Most user-friendly and most easy to implement would be if everything is online 24/7. In this case, the devices in the field would respond directly on demand per request of the user's web browser. To get started, the central web server would present an index page with sort of a simple table of contents (name it table of fields and sensors), and the user clicks a link and the respective actual data would be presented in a separate window, tab, frame, whatever you like. Later you could add the landscape as an HTML image map, no Google Maps is needed for this, since the fields won't change their position every day.

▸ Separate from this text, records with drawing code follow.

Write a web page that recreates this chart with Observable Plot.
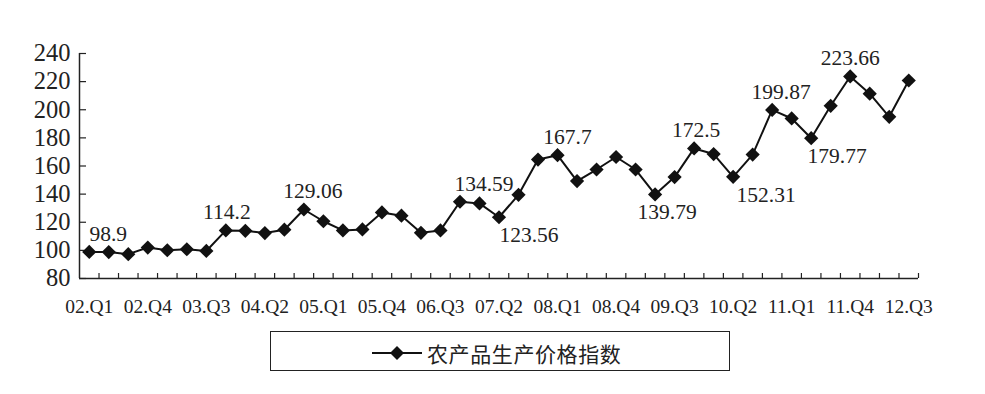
<!DOCTYPE html>
<html>
<head>
<meta charset="utf-8">
<script src="https://cdn.jsdelivr.net/npm/d3@7"></script>
<script src="https://cdn.jsdelivr.net/npm/@observablehq/plot@0.6"></script>
<style>
  html, body { margin: 0; padding: 0; background: #fff; }
  #wrap { position: relative; width: 985px; height: 394px; }
  #legend { position: absolute; left: 270px; top: 331px; width: 458px; height: 38px;
    border: 1.5px solid #222; }
  #legend svg { position: absolute; left: 100px; top: 11px; }
  #legend span { position: absolute; left: 156px; top: 6px; font-family: "Noto Sans CJK SC"; font-size: 21px; color: #222; letter-spacing: 0.6px; }
</style>
</head>
<body>
<div id="wrap">
  <div id="chart"></div>
  <div id="legend">
    <svg width="52" height="20"><line x1="1" y1="10" x2="51" y2="10" stroke="#111" stroke-width="2"/><path d="M26,3L33,10L26,17L19,10Z" fill="#111"/></svg>
    <span id="legendText"></span>
  </div>
</div>
<script>
const seriesName = "农产品生产价格指数";
const quarters = [
  "02.Q1","02.Q2","02.Q3","02.Q4","03.Q1","03.Q2","03.Q3","03.Q4",
  "04.Q1","04.Q2","04.Q3","04.Q4","05.Q1","05.Q2","05.Q3","05.Q4",
  "06.Q1","06.Q2","06.Q3","06.Q4","07.Q1","07.Q2","07.Q3","07.Q4",
  "08.Q1","08.Q2","08.Q3","08.Q4","09.Q1","09.Q2","09.Q3","09.Q4",
  "10.Q1","10.Q2","10.Q3","10.Q4","11.Q1","11.Q2","11.Q3","11.Q4",
  "12.Q1","12.Q2","12.Q3"
];
const values = [
  98.9, 98.8, 97.3, 102.0, 100.1, 100.8, 99.6,
  114.2, 113.9, 112.3, 114.7, 129.06, 120.7,
  114.2, 114.9, 127.0, 124.7, 112.5, 114.2,
  134.59, 133.4, 123.56, 139.5, 164.6, 167.7,
  149.3, 157.5, 166.4, 157.5, 139.79, 152.1,
  172.5, 168.5, 152.31, 168.1, 199.87, 193.8,
  179.77, 202.8, 223.66, 211.4, 195.0, 220.8
];
const labelledAbove = [0, 7, 11, 19, 24, 31, 35, 39];
const labelledBelow = [21, 29, 33, 37];
const yTicks = [80, 100, 120, 140, 160, 180, 200, 220, 240];
const xLabelIdx = [0, 3, 6, 9, 12, 15, 18, 21, 24, 27, 30, 33, 36, 39, 42];

// layout: horizontal nudges (px) for the value labels
const labelNudge = {0: 19, 7: 1, 11: 9, 19: 24, 24: 10, 31: 2, 35: 9, 39: 0, 21: 30, 29: 12, 33: 33, 37: 26};

document.getElementById("legendText").textContent = seriesName;

const data = quarters.map((q, i) => ({i, q, v: values[i]}));
const above = labelledAbove.map(i => data[i]);
const below = labelledBelow.map(i => data[i]);
const boundaries = d3.range(0.5, quarters.length, 1);
const serif = "Liberation Serif, Times New Roman, serif";

const labelMarks = [...above.map(d => ({d, dy: -18})), ...below.map(d => ({d, dy: 18}))].map(({d, dy}) =>
  Plot.text([d], {x: "i", y: "v", text: r => String(r.v), dy, dx: labelNudge[d.i] ?? 0, fontSize: 21.5, fill: "#222"})
);

const chart = Plot.plot({
  width: 985,
  height: 322,
  marginLeft: 79,
  marginRight: 67,
  marginTop: 53,
  marginBottom: 44,
  style: {fontFamily: serif, color: "#222", background: "#fff"},
  x: {domain: [-0.5, quarters.length - 0.5]},
  y: {domain: [80, 240]},
  marks: [
    Plot.ruleX([-0.5], {stroke: "#222", strokeWidth: 1.5}),
    Plot.ruleY([80], {stroke: "#222", strokeWidth: 1.5}),
    Plot.ruleX(boundaries, {x: d => d, y1: 80, y2: 80, insetTop: -5, stroke: "#222", strokeWidth: 1.2}),
    Plot.ruleY(yTicks, {y: d => d, x1: -0.5, x2: -0.5, insetRight: -7, stroke: "#222", strokeWidth: 1.2}),
    Plot.axisY({ticks: yTicks, tickSize: 0, tickPadding: 9, fontSize: 24.5, label: null}),
    Plot.axisX({ticks: xLabelIdx, tickSize: 0, tickPadding: 21, fontSize: 19.5, label: null, tickFormat: i => quarters[i]}),
    Plot.line(data, {x: "i", y: "v", stroke: "#111", strokeWidth: 2}),
    Plot.dot(data, {x: "i", y: "v", symbol: "diamond2", r: 6.4, fill: "#111", stroke: null}),
    ...labelMarks
  ]
});
document.getElementById("chart").appendChild(chart);
</script>
</body>
</html>
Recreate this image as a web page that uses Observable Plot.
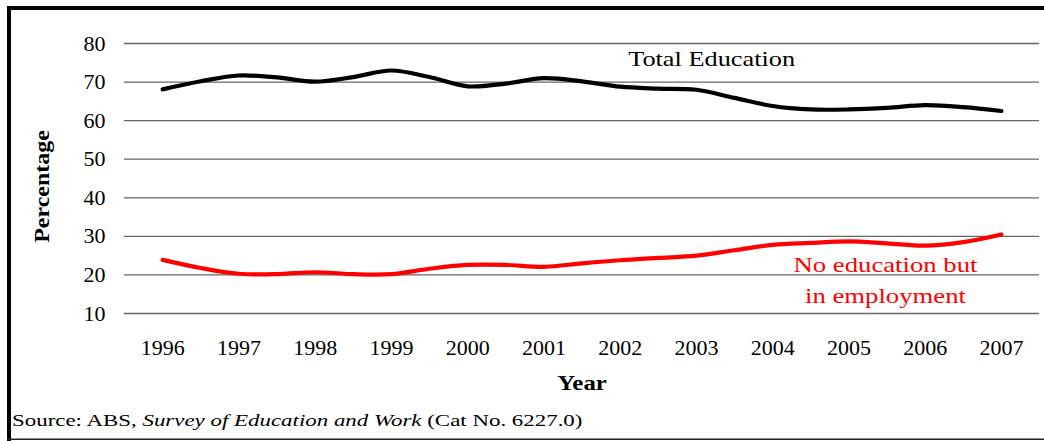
<!DOCTYPE html>
<html>
<head>
<meta charset="utf-8">
<script src="https://cdn.jsdelivr.net/npm/d3@7"></script>
<script src="https://cdn.jsdelivr.net/npm/@observablehq/plot@0.6"></script>
<style>
  html, body { margin: 0; padding: 0; background: #fff; overflow: hidden; }
</style>
</head>
<body>
<div id="chart"></div>
<script>
// Half-yearly observations, 1996 to 2007
const periods = [1996, 1996.5, 1997, 1997.5, 1998, 1998.5, 1999, 1999.5, 2000, 2000.5,
  2001, 2001.5, 2002, 2002.5, 2003, 2003.5, 2004, 2004.5, 2005, 2005.5, 2006, 2006.5, 2007];

// Percentage in total education
const totalEducation = [68.1, 70.2, 71.7, 71.2, 70.1, 71.3, 73.0, 71.3, 68.9, 69.6,
  71.0, 70.2, 68.8, 68.3, 68.0, 65.9, 63.8, 62.9, 62.9, 63.3, 64.0, 63.5, 62.5];

// Percentage with no education but in employment
const noEducationEmployed = [23.9, 21.8, 20.3, 20.2, 20.7, 20.2, 20.2, 21.6, 22.6, 22.6,
  22.1, 23.0, 23.8, 24.4, 25.0, 26.4, 27.8, 28.3, 28.7, 28.2, 27.6, 28.5, 30.5];

const yearTicks = [1996, 1997, 1998, 1999, 2000, 2001, 2002, 2003, 2004, 2005, 2006, 2007];
const percentTicks = [10, 20, 30, 40, 50, 60, 70, 80];

const seriesNames = ["Total Education", "No education but\nin employment"];
const seriesColors = ["#000000", "#ff0000"];

const rows = periods.map((p, i) => ({
  period: p,
  total: totalEducation[i],
  noEdu: noEducationEmployed[i]
}));

// Inline series labels, placed beside their lines
const labelRows = [
  { x: 2003.2, y: 76.6, text: seriesNames[0], color: seriesColors[0] },
  { x: 2005.48, y: 19.27, text: seriesNames[1], color: seriesColors[1] }
];

const serif = "Liberation Serif";

const plot = Plot.plot({
  width: 1044,
  height: 441,
  marginLeft: 124,
  marginRight: 5,
  marginTop: 43,
  marginBottom: 128,
  style: { fontFamily: serif, fontSize: "22px", background: "#fff", color: "#000" },
  x: { domain: [1995.5, 2007.5] },
  y: { domain: [10, 80] },
  marks: [
    Plot.gridY(percentTicks, { stroke: "#666", strokeOpacity: 1, strokeWidth: 1.3 }),
    Plot.axisY(percentTicks, { tickSize: 0, tickPadding: 19, label: null, fontSize: 22, fontFamily: serif }),
    Plot.axisX(yearTicks, { tickSize: 0, tickPadding: 26, label: null, fontSize: 22, fontFamily: serif, tickFormat: d => String(d) }),
    Plot.line(rows, { x: "period", y: "total", stroke: seriesColors[0], strokeWidth: 4.2, curve: "catmull-rom" }),
    Plot.line(rows, { x: "period", y: "noEdu", stroke: seriesColors[1], strokeWidth: 4.2, curve: "catmull-rom" }),
    Plot.text(labelRows, {
      x: "x", y: "y", text: "text", fill: "color", fontFamily: serif,
      fontSize: 22, lineHeight: 1.39, textAnchor: "middle", lineAnchor: "middle"
    }),
    Plot.text(["Percentage"], {
      frameAnchor: "left", dx: -83, dy: 8, rotate: -90, fontFamily: serif,
      fontSize: 22, fontWeight: "bold", textAnchor: "middle"
    }),
    Plot.text(["Year"], {
      frameAnchor: "bottom", dy: 76, fontFamily: serif, fontSize: 22, fontWeight: "bold", textAnchor: "middle"
    })
  ]
});

document.getElementById("chart").appendChild(plot);

const svg = d3.select(plot);

// Widen a text element horizontally (along its own baseline) to a given width
function widen(el, targetWidth) {
  const w = el.getBBox().width;
  if (!w) return;
  const s = targetWidth / w;
  const t = el.getAttribute("transform") || "";
  el.setAttribute("transform", `${t} scale(${s},1)`);
}

const textWidths = {
  "Total Education": 167,
  "No education but": 184,
  "Percentage": 113,
  "Year": 50
};
svg.selectAll("text").each(function () {
  const t = this.textContent;
  for (const key of Object.keys(textWidths)) {
    if (t.startsWith(key)) widen(this, textWidths[key]);
  }
});

// Source note along the bottom
const note = svg.append("text")
  .attr("transform", "translate(12,426)")
  .attr("text-anchor", "start")
  .attr("font-family", serif)
  .attr("font-size", 16)
  .attr("fill", "#000");
note.append("tspan").text("Source: ABS, ");
note.append("tspan").attr("font-style", "italic").text("Survey of Education and Work");
note.append("tspan").text(" (Cat No. 6227.0)");
widen(note.node(), 571);

// Outer border: heavy on the left and top, thin along the bottom
svg.append("rect").attr("x", 7).attr("y", 6).attr("width", 1044 - 7).attr("height", 4).attr("fill", "#000");
svg.append("rect").attr("x", 7).attr("y", 6).attr("width", 4).attr("height", 441 - 6).attr("fill", "#000");
svg.append("rect").attr("x", 7).attr("y", 438.5).attr("width", 1044 - 7).attr("height", 1.5).attr("fill", "#222");
</script>
</body>
</html>
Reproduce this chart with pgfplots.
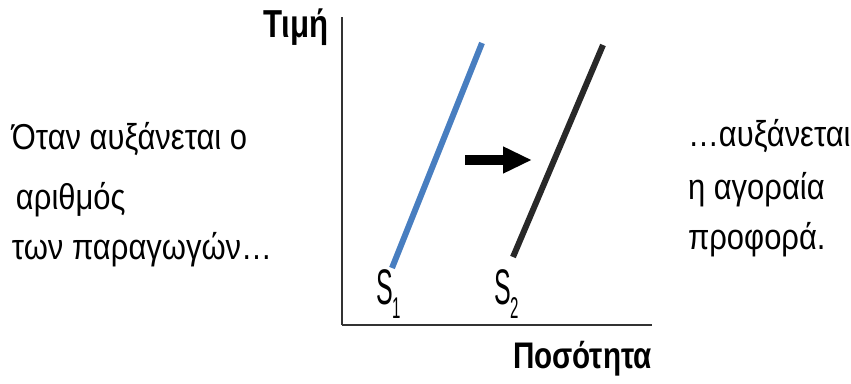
\documentclass[border=0pt]{standalone}
\usepackage{fontspec}
\usepackage{pgfplots}
\pgfplotsset{compat=1.18}
\usetikzlibrary{arrows.meta}
\setmainfont{Liberation Sans}
\newfontfamily\txtfont{Liberation Sans}[FakeStretch=0.86]
\newfontfamily\labfont{Liberation Sans}[FakeStretch=0.8]
\newfontfamily\sfont{Liberation Sans}[FakeStretch=0.5]
\definecolor{sblue}{RGB}{72,126,192}
\definecolor{sdark}{RGB}{40,40,40}
\begin{document}
\begin{tikzpicture}[x=1pt,y=1pt]
\path[use as bounding box] (0,0) rectangle (851,383);
\begin{axis}[at={(342,58)}, anchor=south west, scale only axis,
  width=310pt, height=308pt, xmin=0, xmax=310, ymin=0, ymax=308,
  axis lines=left, axis line style={-, line width=2.2pt, black!80},
  ticks=none, clip=false]
\addplot[sblue, line width=6pt] coordinates {(50,57) (140,282)};
\addplot[sdark, line width=6pt] coordinates {(171,68) (261,280)};
\addplot[black, line width=10pt, -{Triangle[length=29pt,width=25pt]}] coordinates {(123,165) (190,165)};
\end{axis}
\tikzset{every node/.style={inner sep=0pt, outer sep=0pt}}
% left text
\node[anchor=base west] at (12,233) {\txtfont\fontsize{36}{40}\selectfont Όταν αυξάνεται ο};
\node[anchor=base west] at (16,173) {\txtfont\fontsize{36}{40}\selectfont αριθμός};
\node[anchor=base west] at (12,123) {\txtfont\fontsize{36}{40}\selectfont των παραγωγών…};
% right text
\node[anchor=base west] at (688,236) {\txtfont\fontsize{36}{40}\selectfont …αυξάνεται};
\node[anchor=base west] at (688,183) {\txtfont\fontsize{36}{40}\selectfont η αγοραία};
\node[anchor=base west] at (688,133) {\txtfont\fontsize{36}{40}\selectfont προφορά.};
% axis labels
\node[anchor=base west] at (263,345) {\labfont\bfseries\fontsize{39}{44}\selectfont Τιμή};
\node[anchor=base west] at (513,15) {\labfont\bfseries\fontsize{37}{42}\selectfont Ποσότητα};
% curve labels
\node[anchor=base west] at (376,78) {\sfont\fontsize{50}{54}\selectfont S};
\node[anchor=base west] at (392,65) {\sfont\fontsize{30}{34}\selectfont 1};
\node[anchor=base west] at (494,78) {\sfont\fontsize{50}{54}\selectfont S};
\node[anchor=base west] at (510,65) {\sfont\fontsize{30}{34}\selectfont 2};
\end{tikzpicture}
\end{document}
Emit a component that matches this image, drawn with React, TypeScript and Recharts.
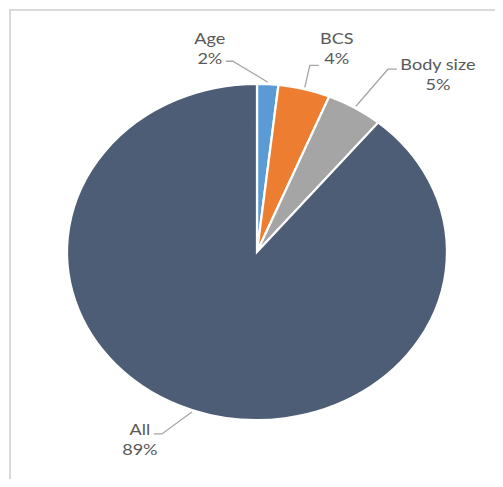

If the devices are not online permanently, then these need to push somehow their data to the central server. This could be achieved by simply transferring a data log file (WebDAV, ftp, serial), or also by submitting a POST request to a private form of the web-server which would then store the received data into the database backend, for later processing and evaluation. In this case the visualization needs to always present sort of a time stamp, in order the farmer does not act on non-current data, e.g. the last temperature transmission was at 3 o'clock in the morning reading 32 °F and the farmer sees this in his web browser at noon, when it is actually 45 °F.

PS: I had a closer look at the map which you linked in your previous post. I still think, that a wireless directional antenna comes more cheap than 3 km copper wire. Even if it would be the same price, wireless brings you 24/7, while with the RS485 wire you are stuck which the push scenario, and still would need to pay a cellular plan for data transmission.

You could offer to  the high school nearby that a group of interested farmers would finance the (low budget) students project "Online Field Sensors" and the school places directional antenna(s) at the top of their building. The farmer(s) could then access their sensors via the DMZ of the schools IT infrastructure, perhaps at a reasonable fee - which would help the school and the farms around there.